- [TASK BRIEF]: Leave out the pictures and copy everything else below exactly.

- [RECORDED DATA]:
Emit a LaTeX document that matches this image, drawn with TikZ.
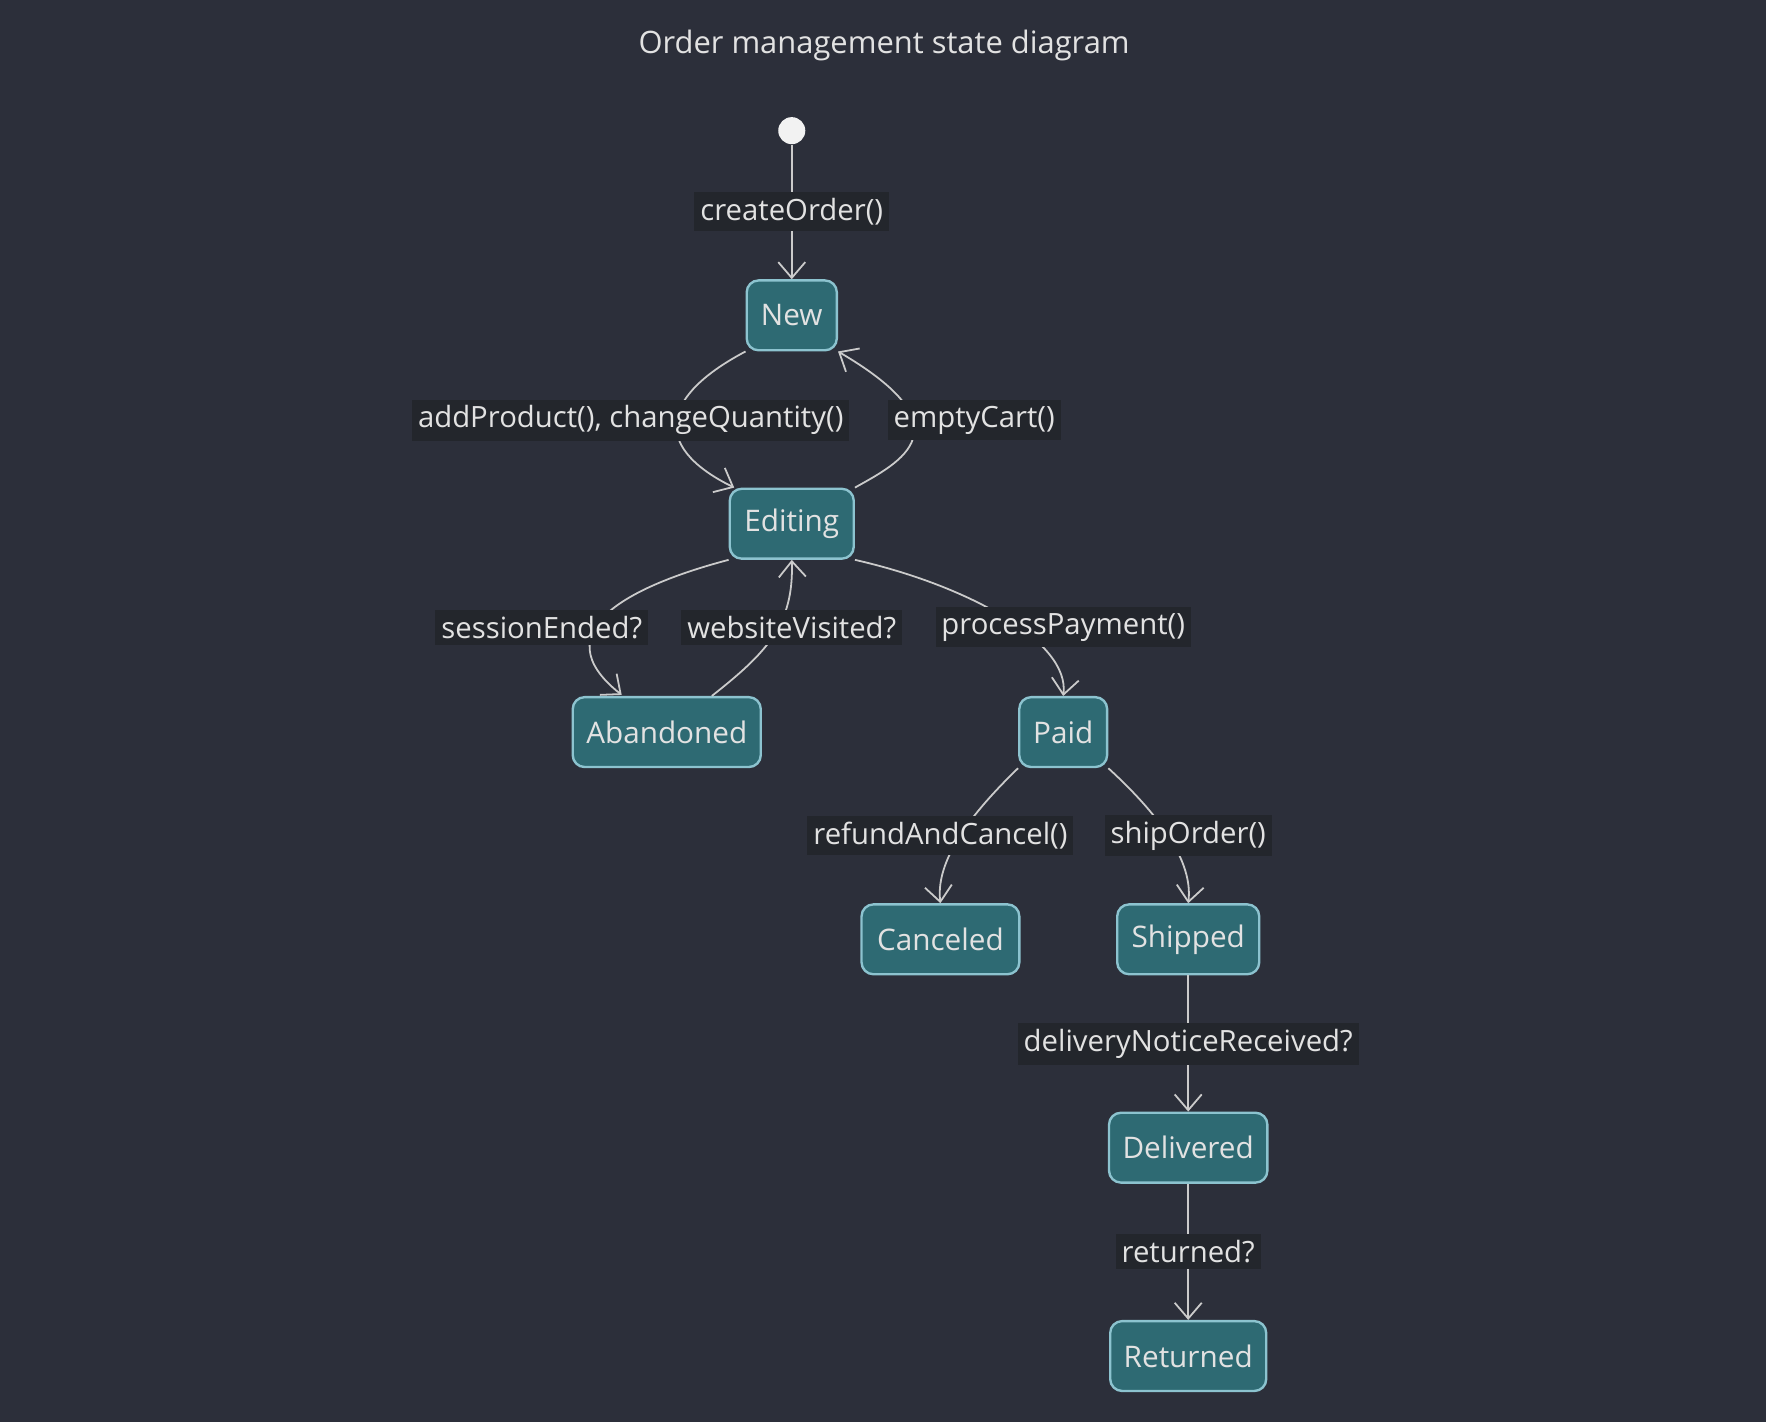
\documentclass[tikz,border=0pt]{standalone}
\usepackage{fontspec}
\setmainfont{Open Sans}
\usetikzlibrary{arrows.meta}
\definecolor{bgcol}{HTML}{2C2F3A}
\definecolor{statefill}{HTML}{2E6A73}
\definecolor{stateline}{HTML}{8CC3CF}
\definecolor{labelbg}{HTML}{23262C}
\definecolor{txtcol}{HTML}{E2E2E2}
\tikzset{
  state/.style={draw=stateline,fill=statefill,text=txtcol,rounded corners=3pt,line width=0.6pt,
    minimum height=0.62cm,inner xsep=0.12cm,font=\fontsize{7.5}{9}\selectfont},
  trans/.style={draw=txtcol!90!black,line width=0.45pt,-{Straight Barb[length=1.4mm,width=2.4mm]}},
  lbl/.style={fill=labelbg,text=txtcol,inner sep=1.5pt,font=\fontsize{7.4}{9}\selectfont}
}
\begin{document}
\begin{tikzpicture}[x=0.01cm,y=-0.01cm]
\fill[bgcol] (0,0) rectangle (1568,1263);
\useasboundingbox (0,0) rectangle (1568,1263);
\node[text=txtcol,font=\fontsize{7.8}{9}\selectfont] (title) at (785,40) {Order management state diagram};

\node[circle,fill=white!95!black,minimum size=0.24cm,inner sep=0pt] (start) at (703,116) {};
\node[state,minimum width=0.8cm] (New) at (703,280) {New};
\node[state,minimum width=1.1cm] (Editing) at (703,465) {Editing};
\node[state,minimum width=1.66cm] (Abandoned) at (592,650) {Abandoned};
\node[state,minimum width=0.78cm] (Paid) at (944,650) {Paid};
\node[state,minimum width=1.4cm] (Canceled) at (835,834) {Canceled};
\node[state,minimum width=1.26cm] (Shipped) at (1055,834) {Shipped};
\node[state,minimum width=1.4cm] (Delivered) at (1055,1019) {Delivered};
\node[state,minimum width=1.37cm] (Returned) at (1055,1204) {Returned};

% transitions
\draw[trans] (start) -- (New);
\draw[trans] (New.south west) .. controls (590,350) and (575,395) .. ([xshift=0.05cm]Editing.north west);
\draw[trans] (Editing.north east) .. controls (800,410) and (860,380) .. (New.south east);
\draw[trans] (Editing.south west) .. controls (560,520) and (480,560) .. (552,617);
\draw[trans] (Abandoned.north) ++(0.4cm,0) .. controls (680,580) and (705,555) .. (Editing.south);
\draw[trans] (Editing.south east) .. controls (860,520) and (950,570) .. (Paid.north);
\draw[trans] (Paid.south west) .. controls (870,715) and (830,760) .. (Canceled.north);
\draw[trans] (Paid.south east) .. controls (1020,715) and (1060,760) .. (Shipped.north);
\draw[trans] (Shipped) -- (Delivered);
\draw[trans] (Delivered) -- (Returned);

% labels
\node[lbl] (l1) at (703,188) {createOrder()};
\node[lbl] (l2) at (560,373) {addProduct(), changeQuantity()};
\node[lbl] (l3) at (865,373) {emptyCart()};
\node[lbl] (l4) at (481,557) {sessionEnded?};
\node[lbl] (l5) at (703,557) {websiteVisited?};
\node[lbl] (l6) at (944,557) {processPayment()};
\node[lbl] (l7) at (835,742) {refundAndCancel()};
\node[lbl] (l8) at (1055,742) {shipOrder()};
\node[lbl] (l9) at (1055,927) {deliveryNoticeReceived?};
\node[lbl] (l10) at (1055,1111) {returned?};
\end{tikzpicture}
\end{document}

- [CORRECT ANSWER]:
Emit a LaTeX document that matches this image, drawn with TikZ.
\documentclass[tikz,border=0pt]{standalone}
\usepackage{fontspec}
\setmainfont{Open Sans}
\usetikzlibrary{arrows.meta}
\definecolor{bgcol}{HTML}{2C2F3A}
\definecolor{statefill}{HTML}{2E6A73}
\definecolor{stateline}{HTML}{8CC3CF}
\definecolor{labelbg}{HTML}{23262C}
\definecolor{txtcol}{HTML}{E2E2E2}
\tikzset{
  state/.style={draw=stateline,fill=statefill,text=txtcol,rounded corners=3pt,line width=0.6pt,
    minimum height=0.62cm,inner xsep=0.12cm,font=\fontsize{7.5}{9}\selectfont},
  trans/.style={draw=txtcol!90!black,line width=0.45pt,-{Straight Barb[length=1.4mm,width=2.4mm]}},
  lbl/.style={fill=labelbg,text=txtcol,inner sep=1.5pt,font=\fontsize{7.4}{9}\selectfont}
}
\begin{document}
\begin{tikzpicture}[x=0.01cm,y=-0.01cm]
\fill[bgcol] (0,0) rectangle (1568,1263);
\useasboundingbox (0,0) rectangle (1568,1263);
\node[text=txtcol,font=\fontsize{7.8}{9}\selectfont] (title) at (785,40) {Order management state diagram};

\node[circle,fill=white!95!black,minimum size=0.24cm,inner sep=0pt] (start) at (703,116) {};
\node[state,minimum width=0.8cm] (New) at (703,280) {New};
\node[state,minimum width=1.1cm] (Editing) at (703,465) {Editing};
\node[state,minimum width=1.66cm] (Abandoned) at (592,650) {Abandoned};
\node[state,minimum width=0.78cm] (Paid) at (944,650) {Paid};
\node[state,minimum width=1.4cm] (Canceled) at (835,834) {Canceled};
\node[state,minimum width=1.26cm] (Shipped) at (1055,834) {Shipped};
\node[state,minimum width=1.4cm] (Delivered) at (1055,1019) {Delivered};
\node[state,minimum width=1.37cm] (Returned) at (1055,1204) {Returned};

% transitions
\draw[trans] (start) -- (New);
\draw[trans] (New.south west) .. controls (590,350) and (575,395) .. ([xshift=0.05cm]Editing.north west);
\draw[trans] (Editing.north east) .. controls (800,410) and (860,380) .. (New.south east);
\draw[trans] (Editing.south west) .. controls (560,520) and (480,560) .. (552,617);
\draw[trans] (Abandoned.north) ++(0.4cm,0) .. controls (680,580) and (705,555) .. (Editing.south);
\draw[trans] (Editing.south east) .. controls (860,520) and (950,570) .. (Paid.north);
\draw[trans] (Paid.south west) .. controls (870,715) and (830,760) .. (Canceled.north);
\draw[trans] (Paid.south east) .. controls (1020,715) and (1060,760) .. (Shipped.north);
\draw[trans] (Shipped) -- (Delivered);
\draw[trans] (Delivered) -- (Returned);

% labels
\node[lbl] (l1) at (703,188) {createOrder()};
\node[lbl] (l2) at (560,373) {addProduct(), changeQuantity()};
\node[lbl] (l3) at (865,373) {emptyCart()};
\node[lbl] (l4) at (481,557) {sessionEnded?};
\node[lbl] (l5) at (703,557) {websiteVisited?};
\node[lbl] (l6) at (944,557) {processPayment()};
\node[lbl] (l7) at (835,742) {refundAndCancel()};
\node[lbl] (l8) at (1055,742) {shipOrder()};
\node[lbl] (l9) at (1055,927) {deliveryNoticeReceived?};
\node[lbl] (l10) at (1055,1111) {returned?};
\end{tikzpicture}
\end{document}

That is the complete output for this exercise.